Would you retype, exactly and without the pictures, the lines between the line holding "Write the Chart.js code for this chart." and the line holding "const TABLE_ROW1 = 632, TABLE_ROW2", inclusive, and nothing else?

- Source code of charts
==*==
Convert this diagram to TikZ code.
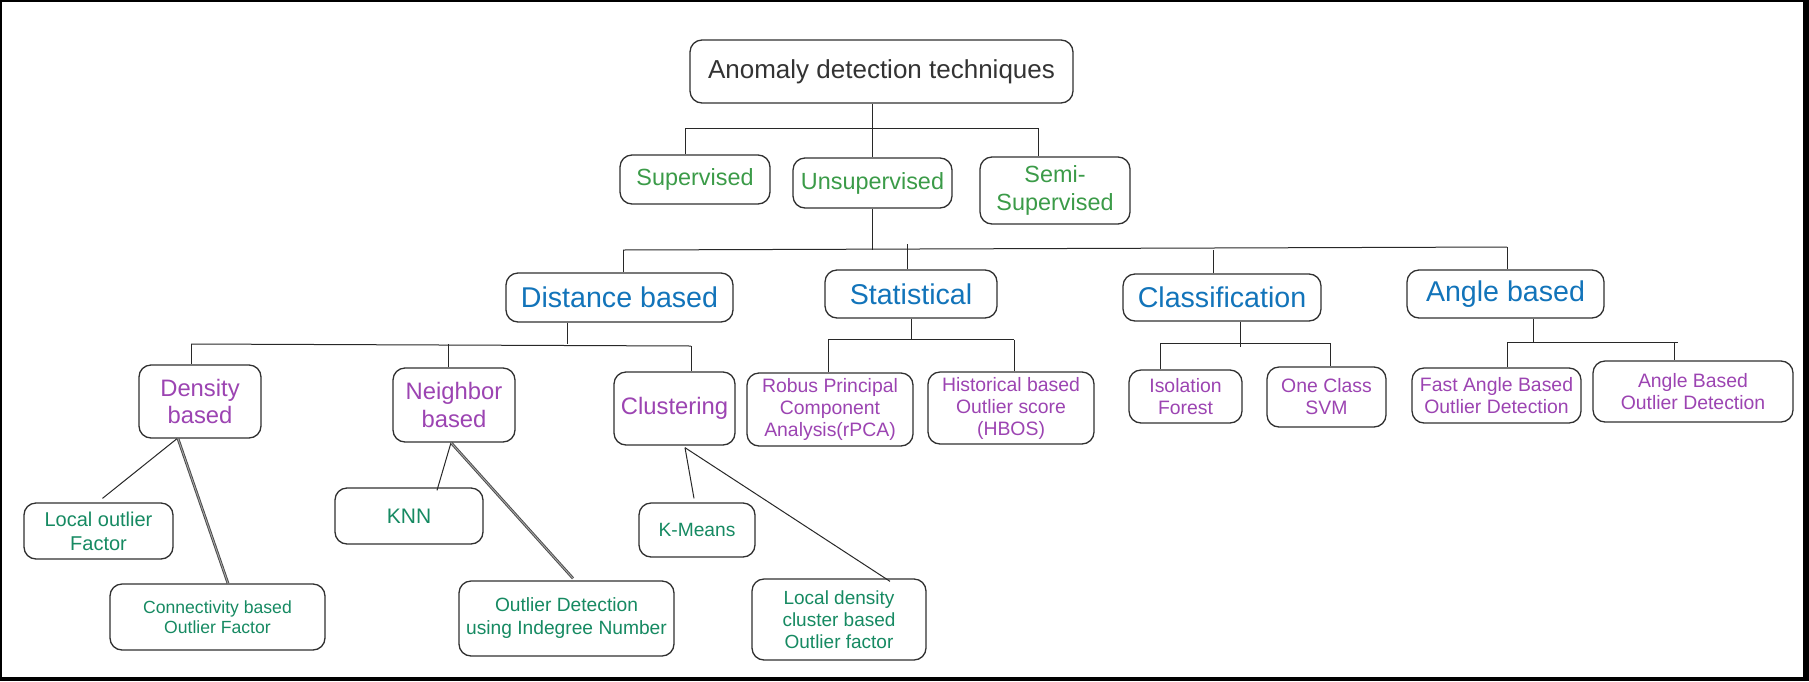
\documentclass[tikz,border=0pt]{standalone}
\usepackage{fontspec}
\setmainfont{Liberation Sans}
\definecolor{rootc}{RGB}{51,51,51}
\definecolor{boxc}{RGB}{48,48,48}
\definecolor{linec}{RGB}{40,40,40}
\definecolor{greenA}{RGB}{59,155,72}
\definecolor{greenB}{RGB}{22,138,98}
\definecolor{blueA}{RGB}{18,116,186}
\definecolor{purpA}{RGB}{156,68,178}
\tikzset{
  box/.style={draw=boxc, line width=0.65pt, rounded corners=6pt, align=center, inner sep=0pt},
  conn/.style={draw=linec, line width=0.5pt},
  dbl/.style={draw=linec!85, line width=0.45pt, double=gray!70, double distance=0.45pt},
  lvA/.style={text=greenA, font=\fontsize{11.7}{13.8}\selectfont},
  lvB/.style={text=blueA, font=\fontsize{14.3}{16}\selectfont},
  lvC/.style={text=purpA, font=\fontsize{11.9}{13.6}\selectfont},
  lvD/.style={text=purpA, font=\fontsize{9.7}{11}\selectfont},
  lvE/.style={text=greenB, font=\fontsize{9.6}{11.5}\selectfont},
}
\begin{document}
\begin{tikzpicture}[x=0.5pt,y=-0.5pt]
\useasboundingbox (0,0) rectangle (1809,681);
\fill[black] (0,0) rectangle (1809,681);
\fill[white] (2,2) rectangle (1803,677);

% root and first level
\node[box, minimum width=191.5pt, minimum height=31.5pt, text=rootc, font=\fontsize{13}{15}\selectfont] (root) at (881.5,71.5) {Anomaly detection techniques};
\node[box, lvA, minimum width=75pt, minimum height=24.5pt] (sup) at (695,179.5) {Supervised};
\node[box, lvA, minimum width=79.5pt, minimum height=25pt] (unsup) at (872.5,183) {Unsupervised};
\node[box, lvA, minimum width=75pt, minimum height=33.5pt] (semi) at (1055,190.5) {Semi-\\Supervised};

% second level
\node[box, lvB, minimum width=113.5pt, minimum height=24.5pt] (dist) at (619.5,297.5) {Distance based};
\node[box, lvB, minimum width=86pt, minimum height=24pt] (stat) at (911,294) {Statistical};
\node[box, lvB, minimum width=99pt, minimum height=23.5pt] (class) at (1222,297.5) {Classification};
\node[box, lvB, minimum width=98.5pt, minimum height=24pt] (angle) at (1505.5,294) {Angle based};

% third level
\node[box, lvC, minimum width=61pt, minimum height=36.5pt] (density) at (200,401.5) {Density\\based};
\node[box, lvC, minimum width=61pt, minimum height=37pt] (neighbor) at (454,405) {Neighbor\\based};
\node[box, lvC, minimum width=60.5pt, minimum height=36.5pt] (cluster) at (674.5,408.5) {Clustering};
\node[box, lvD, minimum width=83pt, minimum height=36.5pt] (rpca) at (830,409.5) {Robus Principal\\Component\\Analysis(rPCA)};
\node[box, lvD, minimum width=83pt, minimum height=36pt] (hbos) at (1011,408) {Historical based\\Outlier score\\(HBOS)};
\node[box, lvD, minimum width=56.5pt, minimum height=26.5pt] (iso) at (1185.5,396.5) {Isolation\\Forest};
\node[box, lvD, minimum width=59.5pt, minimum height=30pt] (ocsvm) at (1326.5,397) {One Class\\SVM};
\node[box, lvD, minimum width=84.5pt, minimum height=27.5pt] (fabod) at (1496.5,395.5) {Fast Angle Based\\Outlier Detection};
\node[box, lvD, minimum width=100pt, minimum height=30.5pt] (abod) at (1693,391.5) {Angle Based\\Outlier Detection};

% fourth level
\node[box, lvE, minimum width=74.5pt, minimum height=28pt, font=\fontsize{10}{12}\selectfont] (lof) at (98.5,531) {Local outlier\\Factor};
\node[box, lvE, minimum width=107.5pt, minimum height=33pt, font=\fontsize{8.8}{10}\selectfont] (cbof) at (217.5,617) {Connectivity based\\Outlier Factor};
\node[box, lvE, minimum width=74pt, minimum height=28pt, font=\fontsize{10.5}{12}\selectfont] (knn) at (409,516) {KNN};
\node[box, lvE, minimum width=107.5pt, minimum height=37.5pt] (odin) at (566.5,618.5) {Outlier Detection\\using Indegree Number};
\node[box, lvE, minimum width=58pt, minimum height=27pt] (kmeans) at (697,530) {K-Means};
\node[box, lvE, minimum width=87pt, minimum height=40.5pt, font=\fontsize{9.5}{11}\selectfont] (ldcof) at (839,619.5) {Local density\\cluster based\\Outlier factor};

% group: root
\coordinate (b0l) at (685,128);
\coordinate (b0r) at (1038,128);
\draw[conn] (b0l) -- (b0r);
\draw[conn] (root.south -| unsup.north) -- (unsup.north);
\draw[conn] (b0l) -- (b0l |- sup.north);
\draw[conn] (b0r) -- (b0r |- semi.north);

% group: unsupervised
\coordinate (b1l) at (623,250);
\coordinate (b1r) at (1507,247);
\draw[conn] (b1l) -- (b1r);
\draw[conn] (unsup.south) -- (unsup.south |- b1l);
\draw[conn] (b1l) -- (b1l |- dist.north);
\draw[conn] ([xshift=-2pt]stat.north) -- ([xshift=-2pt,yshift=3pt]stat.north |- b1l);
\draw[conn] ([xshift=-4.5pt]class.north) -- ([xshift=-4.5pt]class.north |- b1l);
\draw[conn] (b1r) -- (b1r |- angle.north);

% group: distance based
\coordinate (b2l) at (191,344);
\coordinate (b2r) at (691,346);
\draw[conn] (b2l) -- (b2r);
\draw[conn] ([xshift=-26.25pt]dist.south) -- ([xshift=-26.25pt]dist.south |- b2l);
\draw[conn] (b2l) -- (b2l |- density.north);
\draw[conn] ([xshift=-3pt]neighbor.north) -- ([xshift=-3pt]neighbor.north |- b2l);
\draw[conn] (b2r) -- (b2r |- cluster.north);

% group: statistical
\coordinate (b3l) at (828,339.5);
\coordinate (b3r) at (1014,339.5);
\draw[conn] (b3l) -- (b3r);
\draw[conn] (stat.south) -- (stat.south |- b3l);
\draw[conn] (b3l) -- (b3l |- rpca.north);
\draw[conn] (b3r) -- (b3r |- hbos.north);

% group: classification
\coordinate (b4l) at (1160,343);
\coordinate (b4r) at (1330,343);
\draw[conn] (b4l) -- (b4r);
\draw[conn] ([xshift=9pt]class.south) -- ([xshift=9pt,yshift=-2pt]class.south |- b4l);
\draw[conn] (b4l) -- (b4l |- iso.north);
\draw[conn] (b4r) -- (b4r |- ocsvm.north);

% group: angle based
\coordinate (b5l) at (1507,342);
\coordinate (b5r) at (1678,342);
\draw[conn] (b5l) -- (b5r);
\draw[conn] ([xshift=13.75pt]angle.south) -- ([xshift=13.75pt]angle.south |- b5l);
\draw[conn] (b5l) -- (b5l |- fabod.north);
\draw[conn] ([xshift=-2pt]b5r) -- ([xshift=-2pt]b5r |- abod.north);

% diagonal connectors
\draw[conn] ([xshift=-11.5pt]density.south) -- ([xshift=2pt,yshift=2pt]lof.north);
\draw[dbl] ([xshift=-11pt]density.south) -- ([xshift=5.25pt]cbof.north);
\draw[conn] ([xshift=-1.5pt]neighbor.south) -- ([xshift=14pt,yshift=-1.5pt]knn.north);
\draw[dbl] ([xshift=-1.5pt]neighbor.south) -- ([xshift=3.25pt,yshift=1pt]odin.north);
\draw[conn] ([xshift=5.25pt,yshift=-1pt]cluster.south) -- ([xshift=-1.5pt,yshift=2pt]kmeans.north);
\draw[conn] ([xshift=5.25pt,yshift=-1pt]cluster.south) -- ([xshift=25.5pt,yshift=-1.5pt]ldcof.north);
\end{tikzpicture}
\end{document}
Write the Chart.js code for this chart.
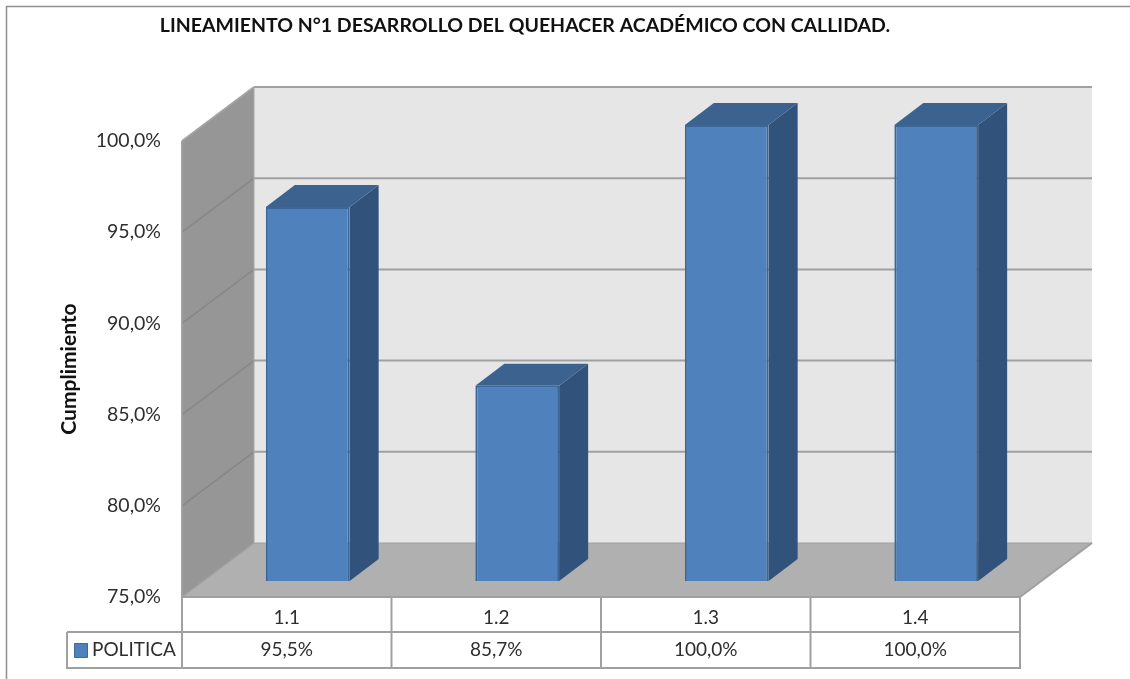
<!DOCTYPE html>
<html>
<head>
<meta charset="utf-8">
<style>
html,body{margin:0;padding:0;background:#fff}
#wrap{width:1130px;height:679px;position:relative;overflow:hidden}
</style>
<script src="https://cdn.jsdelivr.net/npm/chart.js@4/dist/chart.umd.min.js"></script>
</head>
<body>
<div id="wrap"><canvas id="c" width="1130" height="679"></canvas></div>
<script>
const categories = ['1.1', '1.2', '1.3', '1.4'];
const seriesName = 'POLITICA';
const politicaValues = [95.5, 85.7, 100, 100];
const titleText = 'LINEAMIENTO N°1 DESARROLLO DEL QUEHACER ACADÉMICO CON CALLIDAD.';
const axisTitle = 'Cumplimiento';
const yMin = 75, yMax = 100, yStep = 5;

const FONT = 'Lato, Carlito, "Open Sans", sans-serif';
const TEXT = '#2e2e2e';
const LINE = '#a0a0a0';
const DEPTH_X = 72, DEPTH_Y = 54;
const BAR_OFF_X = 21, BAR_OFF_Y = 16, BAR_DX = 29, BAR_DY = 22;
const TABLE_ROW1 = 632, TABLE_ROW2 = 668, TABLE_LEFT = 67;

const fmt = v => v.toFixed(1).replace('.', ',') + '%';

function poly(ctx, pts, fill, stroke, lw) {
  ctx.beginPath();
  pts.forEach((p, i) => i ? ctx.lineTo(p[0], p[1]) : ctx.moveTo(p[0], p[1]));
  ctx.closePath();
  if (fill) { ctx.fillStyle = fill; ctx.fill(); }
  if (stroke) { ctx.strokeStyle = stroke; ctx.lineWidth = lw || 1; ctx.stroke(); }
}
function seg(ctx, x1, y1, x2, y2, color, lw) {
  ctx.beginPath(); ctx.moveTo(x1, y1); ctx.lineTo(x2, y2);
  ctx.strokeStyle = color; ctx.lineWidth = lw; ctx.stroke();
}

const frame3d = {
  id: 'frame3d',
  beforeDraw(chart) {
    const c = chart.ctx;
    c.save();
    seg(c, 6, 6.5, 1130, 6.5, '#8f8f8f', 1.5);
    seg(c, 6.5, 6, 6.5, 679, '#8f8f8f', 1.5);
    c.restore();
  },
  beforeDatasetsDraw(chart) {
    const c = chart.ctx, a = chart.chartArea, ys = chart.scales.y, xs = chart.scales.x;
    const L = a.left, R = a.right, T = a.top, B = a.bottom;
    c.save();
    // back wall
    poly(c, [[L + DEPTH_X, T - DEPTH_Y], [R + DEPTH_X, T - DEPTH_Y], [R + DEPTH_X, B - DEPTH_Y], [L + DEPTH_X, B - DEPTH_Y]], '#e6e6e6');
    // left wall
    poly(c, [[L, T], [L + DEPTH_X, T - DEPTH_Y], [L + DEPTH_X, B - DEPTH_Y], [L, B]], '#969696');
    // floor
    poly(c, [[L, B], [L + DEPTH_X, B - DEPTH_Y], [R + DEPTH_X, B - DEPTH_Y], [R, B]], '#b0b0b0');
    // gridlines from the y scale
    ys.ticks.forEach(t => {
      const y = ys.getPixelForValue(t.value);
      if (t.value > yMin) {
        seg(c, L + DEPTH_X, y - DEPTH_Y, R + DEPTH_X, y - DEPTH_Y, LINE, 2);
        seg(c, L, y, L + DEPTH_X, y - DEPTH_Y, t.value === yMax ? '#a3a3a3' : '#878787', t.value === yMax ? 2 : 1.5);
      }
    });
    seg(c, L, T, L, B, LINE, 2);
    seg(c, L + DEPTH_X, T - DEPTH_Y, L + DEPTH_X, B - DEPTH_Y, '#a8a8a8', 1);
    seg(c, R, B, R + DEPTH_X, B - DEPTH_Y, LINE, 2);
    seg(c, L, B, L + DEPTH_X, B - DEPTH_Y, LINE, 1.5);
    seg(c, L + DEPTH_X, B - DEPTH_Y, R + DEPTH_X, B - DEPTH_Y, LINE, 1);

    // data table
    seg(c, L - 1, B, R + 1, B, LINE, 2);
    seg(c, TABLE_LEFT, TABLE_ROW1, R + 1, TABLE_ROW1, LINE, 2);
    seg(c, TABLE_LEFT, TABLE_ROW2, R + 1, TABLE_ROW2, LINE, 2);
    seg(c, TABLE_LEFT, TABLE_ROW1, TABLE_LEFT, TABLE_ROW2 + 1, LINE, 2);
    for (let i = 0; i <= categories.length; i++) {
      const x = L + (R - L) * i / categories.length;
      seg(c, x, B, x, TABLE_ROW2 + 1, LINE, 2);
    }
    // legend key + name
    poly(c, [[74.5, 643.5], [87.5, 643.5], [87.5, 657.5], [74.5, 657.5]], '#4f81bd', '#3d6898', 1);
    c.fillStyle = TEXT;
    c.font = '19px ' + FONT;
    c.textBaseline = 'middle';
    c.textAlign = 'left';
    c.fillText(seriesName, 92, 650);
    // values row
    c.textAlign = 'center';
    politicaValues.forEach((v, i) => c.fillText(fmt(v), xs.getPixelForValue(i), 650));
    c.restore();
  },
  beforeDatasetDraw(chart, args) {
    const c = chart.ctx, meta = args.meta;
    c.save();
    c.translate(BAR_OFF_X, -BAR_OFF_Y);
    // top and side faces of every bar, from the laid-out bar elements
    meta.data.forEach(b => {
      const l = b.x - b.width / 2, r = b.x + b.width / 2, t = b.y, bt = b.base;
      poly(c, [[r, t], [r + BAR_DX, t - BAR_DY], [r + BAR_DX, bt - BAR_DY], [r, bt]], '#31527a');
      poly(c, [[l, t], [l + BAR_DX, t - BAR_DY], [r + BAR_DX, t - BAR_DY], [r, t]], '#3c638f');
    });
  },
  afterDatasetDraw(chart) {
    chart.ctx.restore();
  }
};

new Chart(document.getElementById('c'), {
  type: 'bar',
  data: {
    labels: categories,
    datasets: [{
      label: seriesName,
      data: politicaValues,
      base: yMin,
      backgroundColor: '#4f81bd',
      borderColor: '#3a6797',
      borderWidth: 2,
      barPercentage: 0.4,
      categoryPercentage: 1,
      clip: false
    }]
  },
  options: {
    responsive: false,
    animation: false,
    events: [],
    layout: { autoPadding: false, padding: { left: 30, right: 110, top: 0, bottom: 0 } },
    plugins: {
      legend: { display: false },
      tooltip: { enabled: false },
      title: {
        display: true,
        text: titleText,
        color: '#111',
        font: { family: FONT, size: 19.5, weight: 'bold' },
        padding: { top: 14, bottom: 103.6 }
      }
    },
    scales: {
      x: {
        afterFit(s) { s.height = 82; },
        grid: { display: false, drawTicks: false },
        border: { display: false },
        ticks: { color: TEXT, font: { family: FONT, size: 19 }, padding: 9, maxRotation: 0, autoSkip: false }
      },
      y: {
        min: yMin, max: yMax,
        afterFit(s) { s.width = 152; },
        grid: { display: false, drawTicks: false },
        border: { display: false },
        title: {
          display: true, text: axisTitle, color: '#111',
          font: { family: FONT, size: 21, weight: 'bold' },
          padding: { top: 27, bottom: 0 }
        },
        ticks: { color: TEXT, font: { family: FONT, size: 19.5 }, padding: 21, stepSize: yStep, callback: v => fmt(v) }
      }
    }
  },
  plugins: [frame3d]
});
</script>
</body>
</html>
==*==
- Result for this task
Write the Chart.js code for this chart.
<!DOCTYPE html>
<html>
<head>
<meta charset="utf-8">
<style>
html,body{margin:0;padding:0;background:#fff}
#wrap{width:1130px;height:679px;position:relative;overflow:hidden}
</style>
<script src="https://cdn.jsdelivr.net/npm/chart.js@4/dist/chart.umd.min.js"></script>
</head>
<body>
<div id="wrap"><canvas id="c" width="1130" height="679"></canvas></div>
<script>
const categories = ['1.1', '1.2', '1.3', '1.4'];
const seriesName = 'POLITICA';
const politicaValues = [95.5, 85.7, 100, 100];
const titleText = 'LINEAMIENTO N°1 DESARROLLO DEL QUEHACER ACADÉMICO CON CALLIDAD.';
const axisTitle = 'Cumplimiento';
const yMin = 75, yMax = 100, yStep = 5;

const FONT = 'Lato, Carlito, "Open Sans", sans-serif';
const TEXT = '#2e2e2e';
const LINE = '#a0a0a0';
const DEPTH_X = 72, DEPTH_Y = 54;
const BAR_OFF_X = 21, BAR_OFF_Y = 16, BAR_DX = 29, BAR_DY = 22;
const TABLE_ROW1 = 632, TABLE_ROW2 = 668, TABLE_LEFT = 67;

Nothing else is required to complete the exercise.